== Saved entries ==
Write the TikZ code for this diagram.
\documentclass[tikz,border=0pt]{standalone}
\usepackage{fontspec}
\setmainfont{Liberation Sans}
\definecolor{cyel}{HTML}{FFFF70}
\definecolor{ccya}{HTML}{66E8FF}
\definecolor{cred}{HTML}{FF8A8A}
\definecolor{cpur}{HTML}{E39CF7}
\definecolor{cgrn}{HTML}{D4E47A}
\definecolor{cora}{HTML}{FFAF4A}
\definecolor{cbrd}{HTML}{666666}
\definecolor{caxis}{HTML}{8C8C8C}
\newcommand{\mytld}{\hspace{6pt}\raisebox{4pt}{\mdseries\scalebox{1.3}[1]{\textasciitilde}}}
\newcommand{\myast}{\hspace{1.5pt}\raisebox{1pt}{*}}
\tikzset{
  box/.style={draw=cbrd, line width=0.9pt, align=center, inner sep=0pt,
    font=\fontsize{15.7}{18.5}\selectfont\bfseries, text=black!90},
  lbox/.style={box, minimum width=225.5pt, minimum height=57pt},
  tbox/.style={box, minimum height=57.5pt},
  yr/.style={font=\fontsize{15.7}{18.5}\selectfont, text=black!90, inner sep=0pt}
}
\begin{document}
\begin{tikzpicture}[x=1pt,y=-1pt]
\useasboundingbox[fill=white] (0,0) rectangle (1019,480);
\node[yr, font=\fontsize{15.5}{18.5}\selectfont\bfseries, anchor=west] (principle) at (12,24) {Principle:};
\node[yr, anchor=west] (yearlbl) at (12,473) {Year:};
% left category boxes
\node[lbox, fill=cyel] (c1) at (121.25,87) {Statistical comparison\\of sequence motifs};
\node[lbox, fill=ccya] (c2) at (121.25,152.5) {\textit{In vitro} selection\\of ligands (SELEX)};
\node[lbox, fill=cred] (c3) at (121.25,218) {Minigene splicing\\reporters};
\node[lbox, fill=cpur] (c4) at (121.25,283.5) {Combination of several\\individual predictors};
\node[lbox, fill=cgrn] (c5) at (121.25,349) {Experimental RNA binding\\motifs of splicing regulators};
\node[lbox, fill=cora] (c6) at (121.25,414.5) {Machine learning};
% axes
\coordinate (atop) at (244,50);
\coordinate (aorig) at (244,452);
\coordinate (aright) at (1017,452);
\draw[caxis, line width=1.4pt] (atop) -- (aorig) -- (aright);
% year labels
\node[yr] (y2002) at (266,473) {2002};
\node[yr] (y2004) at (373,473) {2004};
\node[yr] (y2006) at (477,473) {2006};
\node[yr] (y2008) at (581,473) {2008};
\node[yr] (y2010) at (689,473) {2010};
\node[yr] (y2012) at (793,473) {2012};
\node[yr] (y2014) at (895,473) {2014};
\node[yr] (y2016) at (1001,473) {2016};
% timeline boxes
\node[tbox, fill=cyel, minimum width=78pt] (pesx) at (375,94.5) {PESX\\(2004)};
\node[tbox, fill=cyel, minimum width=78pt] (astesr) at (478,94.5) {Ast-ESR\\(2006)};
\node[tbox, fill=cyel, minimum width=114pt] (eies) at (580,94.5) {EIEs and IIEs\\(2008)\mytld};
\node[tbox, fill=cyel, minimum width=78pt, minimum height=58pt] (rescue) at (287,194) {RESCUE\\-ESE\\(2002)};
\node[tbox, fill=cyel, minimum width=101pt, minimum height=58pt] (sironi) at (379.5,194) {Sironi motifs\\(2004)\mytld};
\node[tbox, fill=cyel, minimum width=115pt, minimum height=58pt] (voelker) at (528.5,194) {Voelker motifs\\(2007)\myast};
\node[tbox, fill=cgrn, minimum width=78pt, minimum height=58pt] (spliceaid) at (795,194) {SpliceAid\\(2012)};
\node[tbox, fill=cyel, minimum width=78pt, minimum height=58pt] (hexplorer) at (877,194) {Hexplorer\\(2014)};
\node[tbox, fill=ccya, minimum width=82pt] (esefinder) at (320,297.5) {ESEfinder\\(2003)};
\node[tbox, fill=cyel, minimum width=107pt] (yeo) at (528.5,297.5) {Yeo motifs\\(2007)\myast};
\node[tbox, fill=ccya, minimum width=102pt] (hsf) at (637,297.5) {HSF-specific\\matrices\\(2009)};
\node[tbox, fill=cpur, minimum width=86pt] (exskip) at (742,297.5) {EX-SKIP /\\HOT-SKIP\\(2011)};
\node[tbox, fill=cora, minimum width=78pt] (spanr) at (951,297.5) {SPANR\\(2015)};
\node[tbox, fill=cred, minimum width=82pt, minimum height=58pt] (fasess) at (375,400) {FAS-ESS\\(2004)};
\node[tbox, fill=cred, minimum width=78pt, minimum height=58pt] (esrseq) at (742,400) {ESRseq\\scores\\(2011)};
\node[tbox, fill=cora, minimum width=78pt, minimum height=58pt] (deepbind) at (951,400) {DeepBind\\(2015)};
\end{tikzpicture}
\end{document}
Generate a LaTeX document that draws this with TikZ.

== Exercise aim ==
Reproduce the material above, every line of it, exactly.

== Solution to the problem ==
Write the TikZ code for this diagram.
\documentclass[tikz,border=0pt]{standalone}
\usepackage{fontspec}
\setmainfont{Liberation Sans}
\definecolor{cyel}{HTML}{FFFF70}
\definecolor{ccya}{HTML}{66E8FF}
\definecolor{cred}{HTML}{FF8A8A}
\definecolor{cpur}{HTML}{E39CF7}
\definecolor{cgrn}{HTML}{D4E47A}
\definecolor{cora}{HTML}{FFAF4A}
\definecolor{cbrd}{HTML}{666666}
\definecolor{caxis}{HTML}{8C8C8C}
\newcommand{\mytld}{\hspace{6pt}\raisebox{4pt}{\mdseries\scalebox{1.3}[1]{\textasciitilde}}}
\newcommand{\myast}{\hspace{1.5pt}\raisebox{1pt}{*}}
\tikzset{
  box/.style={draw=cbrd, line width=0.9pt, align=center, inner sep=0pt,
    font=\fontsize{15.7}{18.5}\selectfont\bfseries, text=black!90},
  lbox/.style={box, minimum width=225.5pt, minimum height=57pt},
  tbox/.style={box, minimum height=57.5pt},
  yr/.style={font=\fontsize{15.7}{18.5}\selectfont, text=black!90, inner sep=0pt}
}
\begin{document}
\begin{tikzpicture}[x=1pt,y=-1pt]
\useasboundingbox[fill=white] (0,0) rectangle (1019,480);
\node[yr, font=\fontsize{15.5}{18.5}\selectfont\bfseries, anchor=west] (principle) at (12,24) {Principle:};
\node[yr, anchor=west] (yearlbl) at (12,473) {Year:};
% left category boxes
\node[lbox, fill=cyel] (c1) at (121.25,87) {Statistical comparison\\of sequence motifs};
\node[lbox, fill=ccya] (c2) at (121.25,152.5) {\textit{In vitro} selection\\of ligands (SELEX)};
\node[lbox, fill=cred] (c3) at (121.25,218) {Minigene splicing\\reporters};
\node[lbox, fill=cpur] (c4) at (121.25,283.5) {Combination of several\\individual predictors};
\node[lbox, fill=cgrn] (c5) at (121.25,349) {Experimental RNA binding\\motifs of splicing regulators};
\node[lbox, fill=cora] (c6) at (121.25,414.5) {Machine learning};
% axes
\coordinate (atop) at (244,50);
\coordinate (aorig) at (244,452);
\coordinate (aright) at (1017,452);
\draw[caxis, line width=1.4pt] (atop) -- (aorig) -- (aright);
% year labels
\node[yr] (y2002) at (266,473) {2002};
\node[yr] (y2004) at (373,473) {2004};
\node[yr] (y2006) at (477,473) {2006};
\node[yr] (y2008) at (581,473) {2008};
\node[yr] (y2010) at (689,473) {2010};
\node[yr] (y2012) at (793,473) {2012};
\node[yr] (y2014) at (895,473) {2014};
\node[yr] (y2016) at (1001,473) {2016};
% timeline boxes
\node[tbox, fill=cyel, minimum width=78pt] (pesx) at (375,94.5) {PESX\\(2004)};
\node[tbox, fill=cyel, minimum width=78pt] (astesr) at (478,94.5) {Ast-ESR\\(2006)};
\node[tbox, fill=cyel, minimum width=114pt] (eies) at (580,94.5) {EIEs and IIEs\\(2008)\mytld};
\node[tbox, fill=cyel, minimum width=78pt, minimum height=58pt] (rescue) at (287,194) {RESCUE\\-ESE\\(2002)};
\node[tbox, fill=cyel, minimum width=101pt, minimum height=58pt] (sironi) at (379.5,194) {Sironi motifs\\(2004)\mytld};
\node[tbox, fill=cyel, minimum width=115pt, minimum height=58pt] (voelker) at (528.5,194) {Voelker motifs\\(2007)\myast};
\node[tbox, fill=cgrn, minimum width=78pt, minimum height=58pt] (spliceaid) at (795,194) {SpliceAid\\(2012)};
\node[tbox, fill=cyel, minimum width=78pt, minimum height=58pt] (hexplorer) at (877,194) {Hexplorer\\(2014)};
\node[tbox, fill=ccya, minimum width=82pt] (esefinder) at (320,297.5) {ESEfinder\\(2003)};
\node[tbox, fill=cyel, minimum width=107pt] (yeo) at (528.5,297.5) {Yeo motifs\\(2007)\myast};
\node[tbox, fill=ccya, minimum width=102pt] (hsf) at (637,297.5) {HSF-specific\\matrices\\(2009)};
\node[tbox, fill=cpur, minimum width=86pt] (exskip) at (742,297.5) {EX-SKIP /\\HOT-SKIP\\(2011)};
\node[tbox, fill=cora, minimum width=78pt] (spanr) at (951,297.5) {SPANR\\(2015)};
\node[tbox, fill=cred, minimum width=82pt, minimum height=58pt] (fasess) at (375,400) {FAS-ESS\\(2004)};
\node[tbox, fill=cred, minimum width=78pt, minimum height=58pt] (esrseq) at (742,400) {ESRseq\\scores\\(2011)};
\node[tbox, fill=cora, minimum width=78pt, minimum height=58pt] (deepbind) at (951,400) {DeepBind\\(2015)};
\end{tikzpicture}
\end{document}
Generate a LaTeX document that draws this with TikZ.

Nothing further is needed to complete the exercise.